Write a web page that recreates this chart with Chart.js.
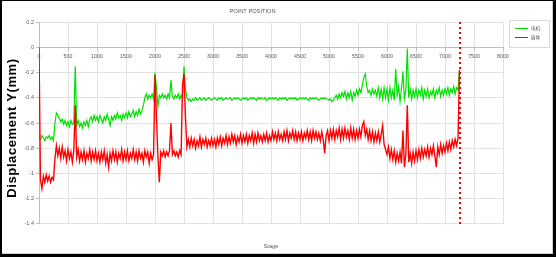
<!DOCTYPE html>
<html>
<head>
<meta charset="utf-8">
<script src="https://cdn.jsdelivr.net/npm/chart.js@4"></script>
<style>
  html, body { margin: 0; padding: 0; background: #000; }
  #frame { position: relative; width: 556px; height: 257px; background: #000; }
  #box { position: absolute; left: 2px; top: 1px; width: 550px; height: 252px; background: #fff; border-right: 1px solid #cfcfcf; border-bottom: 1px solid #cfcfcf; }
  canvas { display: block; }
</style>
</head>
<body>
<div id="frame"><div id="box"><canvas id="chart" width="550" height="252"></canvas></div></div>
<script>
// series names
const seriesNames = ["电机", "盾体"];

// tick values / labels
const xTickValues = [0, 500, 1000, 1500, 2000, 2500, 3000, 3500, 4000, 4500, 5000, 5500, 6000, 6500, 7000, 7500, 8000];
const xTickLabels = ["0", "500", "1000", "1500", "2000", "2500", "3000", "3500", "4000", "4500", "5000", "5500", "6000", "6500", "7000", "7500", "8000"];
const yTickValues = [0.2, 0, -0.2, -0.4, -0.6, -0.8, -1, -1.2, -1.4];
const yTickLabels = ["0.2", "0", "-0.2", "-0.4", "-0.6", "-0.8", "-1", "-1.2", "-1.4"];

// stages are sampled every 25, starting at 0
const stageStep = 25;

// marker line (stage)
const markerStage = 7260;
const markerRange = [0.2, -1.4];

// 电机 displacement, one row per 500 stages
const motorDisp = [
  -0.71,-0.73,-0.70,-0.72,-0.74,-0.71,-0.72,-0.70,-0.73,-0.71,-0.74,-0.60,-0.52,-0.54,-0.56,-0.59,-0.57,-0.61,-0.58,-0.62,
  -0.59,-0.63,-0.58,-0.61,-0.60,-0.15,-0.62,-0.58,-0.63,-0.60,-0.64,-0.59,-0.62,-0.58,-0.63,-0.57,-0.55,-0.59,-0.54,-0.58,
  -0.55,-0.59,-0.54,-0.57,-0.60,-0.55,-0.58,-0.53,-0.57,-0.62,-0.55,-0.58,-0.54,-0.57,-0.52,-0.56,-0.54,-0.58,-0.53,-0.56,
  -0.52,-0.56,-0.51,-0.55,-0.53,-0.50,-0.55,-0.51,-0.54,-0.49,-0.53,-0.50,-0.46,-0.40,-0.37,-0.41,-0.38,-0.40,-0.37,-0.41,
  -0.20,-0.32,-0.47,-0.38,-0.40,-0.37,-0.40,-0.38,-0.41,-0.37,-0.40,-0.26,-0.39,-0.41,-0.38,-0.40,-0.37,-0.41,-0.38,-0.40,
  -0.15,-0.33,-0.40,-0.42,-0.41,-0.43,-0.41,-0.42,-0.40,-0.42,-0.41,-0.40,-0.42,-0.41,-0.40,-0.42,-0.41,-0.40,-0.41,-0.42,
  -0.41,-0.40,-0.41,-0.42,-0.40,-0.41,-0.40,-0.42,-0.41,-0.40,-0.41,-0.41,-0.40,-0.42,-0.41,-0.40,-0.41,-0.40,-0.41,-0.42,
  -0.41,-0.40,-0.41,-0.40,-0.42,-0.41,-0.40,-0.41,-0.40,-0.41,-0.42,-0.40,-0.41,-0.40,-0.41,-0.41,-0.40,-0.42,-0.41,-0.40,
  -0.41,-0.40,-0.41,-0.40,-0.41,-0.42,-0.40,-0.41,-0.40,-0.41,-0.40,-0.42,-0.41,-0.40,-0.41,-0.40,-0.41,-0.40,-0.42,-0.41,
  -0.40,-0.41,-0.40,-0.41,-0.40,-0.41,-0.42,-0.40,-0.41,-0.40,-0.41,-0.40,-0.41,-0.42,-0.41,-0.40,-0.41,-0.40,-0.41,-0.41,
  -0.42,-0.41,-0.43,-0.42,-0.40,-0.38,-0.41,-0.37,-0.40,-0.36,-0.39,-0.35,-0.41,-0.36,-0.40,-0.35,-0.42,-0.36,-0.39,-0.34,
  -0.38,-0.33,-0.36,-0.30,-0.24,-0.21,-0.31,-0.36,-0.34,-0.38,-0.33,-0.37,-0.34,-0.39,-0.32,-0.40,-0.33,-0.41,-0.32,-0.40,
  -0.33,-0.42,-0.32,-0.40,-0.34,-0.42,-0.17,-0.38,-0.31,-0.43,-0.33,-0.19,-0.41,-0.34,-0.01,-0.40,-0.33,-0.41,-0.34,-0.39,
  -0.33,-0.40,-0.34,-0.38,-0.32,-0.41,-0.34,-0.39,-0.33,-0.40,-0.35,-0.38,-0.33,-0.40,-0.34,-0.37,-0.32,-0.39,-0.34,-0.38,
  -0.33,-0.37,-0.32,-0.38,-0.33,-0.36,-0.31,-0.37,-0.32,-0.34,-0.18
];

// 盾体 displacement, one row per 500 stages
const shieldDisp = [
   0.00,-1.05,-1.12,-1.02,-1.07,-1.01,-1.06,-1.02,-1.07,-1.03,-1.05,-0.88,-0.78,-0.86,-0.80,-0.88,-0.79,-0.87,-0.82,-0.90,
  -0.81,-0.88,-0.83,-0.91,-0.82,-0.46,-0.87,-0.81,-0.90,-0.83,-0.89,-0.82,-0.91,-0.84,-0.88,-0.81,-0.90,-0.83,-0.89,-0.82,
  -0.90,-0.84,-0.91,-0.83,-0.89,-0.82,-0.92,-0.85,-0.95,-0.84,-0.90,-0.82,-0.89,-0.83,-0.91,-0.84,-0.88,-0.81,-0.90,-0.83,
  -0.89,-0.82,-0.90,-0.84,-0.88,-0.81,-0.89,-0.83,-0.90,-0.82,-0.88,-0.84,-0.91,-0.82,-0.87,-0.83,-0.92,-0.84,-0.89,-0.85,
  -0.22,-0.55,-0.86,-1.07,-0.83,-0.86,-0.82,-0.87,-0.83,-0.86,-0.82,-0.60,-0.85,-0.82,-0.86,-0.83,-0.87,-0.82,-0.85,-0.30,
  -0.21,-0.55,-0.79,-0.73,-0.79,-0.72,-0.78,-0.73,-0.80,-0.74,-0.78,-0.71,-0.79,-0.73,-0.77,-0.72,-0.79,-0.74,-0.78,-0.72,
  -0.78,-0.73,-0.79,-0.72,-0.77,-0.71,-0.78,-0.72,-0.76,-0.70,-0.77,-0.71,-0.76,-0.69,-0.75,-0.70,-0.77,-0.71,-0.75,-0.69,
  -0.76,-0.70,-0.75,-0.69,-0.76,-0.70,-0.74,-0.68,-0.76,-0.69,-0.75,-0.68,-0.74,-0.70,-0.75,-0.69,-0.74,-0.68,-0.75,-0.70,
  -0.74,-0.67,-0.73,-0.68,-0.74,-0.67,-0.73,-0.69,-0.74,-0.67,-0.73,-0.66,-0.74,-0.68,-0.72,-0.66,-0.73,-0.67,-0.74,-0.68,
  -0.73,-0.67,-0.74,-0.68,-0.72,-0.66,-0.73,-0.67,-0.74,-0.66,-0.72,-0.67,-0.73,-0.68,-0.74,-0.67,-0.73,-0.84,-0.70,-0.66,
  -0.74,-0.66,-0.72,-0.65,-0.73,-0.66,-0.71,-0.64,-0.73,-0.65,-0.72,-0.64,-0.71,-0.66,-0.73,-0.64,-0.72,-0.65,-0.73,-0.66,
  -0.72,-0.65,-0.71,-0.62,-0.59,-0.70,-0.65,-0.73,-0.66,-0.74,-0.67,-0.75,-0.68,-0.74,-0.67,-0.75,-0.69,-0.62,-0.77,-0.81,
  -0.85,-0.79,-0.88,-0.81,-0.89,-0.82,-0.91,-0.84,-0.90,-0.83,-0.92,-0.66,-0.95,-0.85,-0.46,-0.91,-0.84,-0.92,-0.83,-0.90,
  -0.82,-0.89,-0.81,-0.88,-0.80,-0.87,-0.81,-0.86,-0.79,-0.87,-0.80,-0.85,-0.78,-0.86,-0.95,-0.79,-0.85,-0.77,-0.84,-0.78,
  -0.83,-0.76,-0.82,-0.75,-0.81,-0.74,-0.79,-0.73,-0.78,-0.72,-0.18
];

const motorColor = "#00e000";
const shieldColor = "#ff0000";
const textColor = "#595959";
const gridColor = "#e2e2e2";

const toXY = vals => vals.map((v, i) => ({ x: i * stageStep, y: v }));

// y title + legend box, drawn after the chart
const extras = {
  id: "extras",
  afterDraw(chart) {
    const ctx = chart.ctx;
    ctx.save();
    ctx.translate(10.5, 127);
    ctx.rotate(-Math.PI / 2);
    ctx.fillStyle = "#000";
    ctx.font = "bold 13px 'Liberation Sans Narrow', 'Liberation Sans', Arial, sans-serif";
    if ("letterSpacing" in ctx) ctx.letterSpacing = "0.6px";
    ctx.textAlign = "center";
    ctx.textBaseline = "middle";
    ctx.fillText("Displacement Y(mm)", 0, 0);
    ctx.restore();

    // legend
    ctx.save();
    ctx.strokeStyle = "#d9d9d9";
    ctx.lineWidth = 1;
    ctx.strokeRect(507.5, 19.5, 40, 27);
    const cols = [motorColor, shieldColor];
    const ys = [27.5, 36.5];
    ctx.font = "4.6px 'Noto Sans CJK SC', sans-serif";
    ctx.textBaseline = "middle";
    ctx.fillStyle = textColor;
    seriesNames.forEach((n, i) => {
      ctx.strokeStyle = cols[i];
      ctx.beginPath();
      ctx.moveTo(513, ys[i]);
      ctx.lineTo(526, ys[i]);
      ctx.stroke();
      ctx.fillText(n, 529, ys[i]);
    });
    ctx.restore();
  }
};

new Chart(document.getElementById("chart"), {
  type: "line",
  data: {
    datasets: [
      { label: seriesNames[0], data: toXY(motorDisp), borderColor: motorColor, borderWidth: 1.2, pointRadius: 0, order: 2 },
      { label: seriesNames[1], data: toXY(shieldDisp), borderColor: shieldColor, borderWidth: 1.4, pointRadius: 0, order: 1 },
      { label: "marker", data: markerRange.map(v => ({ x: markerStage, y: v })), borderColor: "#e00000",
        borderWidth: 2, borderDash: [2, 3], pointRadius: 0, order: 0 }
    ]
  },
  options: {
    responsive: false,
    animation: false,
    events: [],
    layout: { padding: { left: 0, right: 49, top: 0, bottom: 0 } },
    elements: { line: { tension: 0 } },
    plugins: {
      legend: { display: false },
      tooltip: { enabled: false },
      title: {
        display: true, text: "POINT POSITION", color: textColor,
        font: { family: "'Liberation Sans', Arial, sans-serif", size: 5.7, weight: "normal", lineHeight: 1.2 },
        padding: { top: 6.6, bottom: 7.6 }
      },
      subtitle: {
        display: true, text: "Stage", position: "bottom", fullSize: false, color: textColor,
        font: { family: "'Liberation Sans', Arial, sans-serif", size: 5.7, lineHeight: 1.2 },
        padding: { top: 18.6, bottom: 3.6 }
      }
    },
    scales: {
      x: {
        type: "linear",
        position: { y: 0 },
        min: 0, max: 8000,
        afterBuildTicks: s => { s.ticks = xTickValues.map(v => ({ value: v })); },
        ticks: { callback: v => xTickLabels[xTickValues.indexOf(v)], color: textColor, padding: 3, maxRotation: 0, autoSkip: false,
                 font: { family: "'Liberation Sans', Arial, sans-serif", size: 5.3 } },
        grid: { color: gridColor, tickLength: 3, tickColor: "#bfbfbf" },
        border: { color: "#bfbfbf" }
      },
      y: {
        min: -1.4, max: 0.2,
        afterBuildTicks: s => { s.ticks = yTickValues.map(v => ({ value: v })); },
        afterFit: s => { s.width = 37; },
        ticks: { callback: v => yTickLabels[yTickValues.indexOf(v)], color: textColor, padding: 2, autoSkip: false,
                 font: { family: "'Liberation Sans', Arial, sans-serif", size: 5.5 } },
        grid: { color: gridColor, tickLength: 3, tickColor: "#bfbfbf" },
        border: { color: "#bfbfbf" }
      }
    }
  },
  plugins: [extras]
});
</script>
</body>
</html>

====

Omitting all pictures, restate exactly the lines of the material from its start through the line that contains "const markerRange = [0.2, -1.4];".

_EXERCISE OUTPUT_.
Write a web page that recreates this chart with Chart.js.
<!DOCTYPE html>
<html>
<head>
<meta charset="utf-8">
<script src="https://cdn.jsdelivr.net/npm/chart.js@4"></script>
<style>
  html, body { margin: 0; padding: 0; background: #000; }
  #frame { position: relative; width: 556px; height: 257px; background: #000; }
  #box { position: absolute; left: 2px; top: 1px; width: 550px; height: 252px; background: #fff; border-right: 1px solid #cfcfcf; border-bottom: 1px solid #cfcfcf; }
  canvas { display: block; }
</style>
</head>
<body>
<div id="frame"><div id="box"><canvas id="chart" width="550" height="252"></canvas></div></div>
<script>
// series names
const seriesNames = ["电机", "盾体"];

// tick values / labels
const xTickValues = [0, 500, 1000, 1500, 2000, 2500, 3000, 3500, 4000, 4500, 5000, 5500, 6000, 6500, 7000, 7500, 8000];
const xTickLabels = ["0", "500", "1000", "1500", "2000", "2500", "3000", "3500", "4000", "4500", "5000", "5500", "6000", "6500", "7000", "7500", "8000"];
const yTickValues = [0.2, 0, -0.2, -0.4, -0.6, -0.8, -1, -1.2, -1.4];
const yTickLabels = ["0.2", "0", "-0.2", "-0.4", "-0.6", "-0.8", "-1", "-1.2", "-1.4"];

// stages are sampled every 25, starting at 0
const stageStep = 25;

// marker line (stage)
const markerStage = 7260;
const markerRange = [0.2, -1.4];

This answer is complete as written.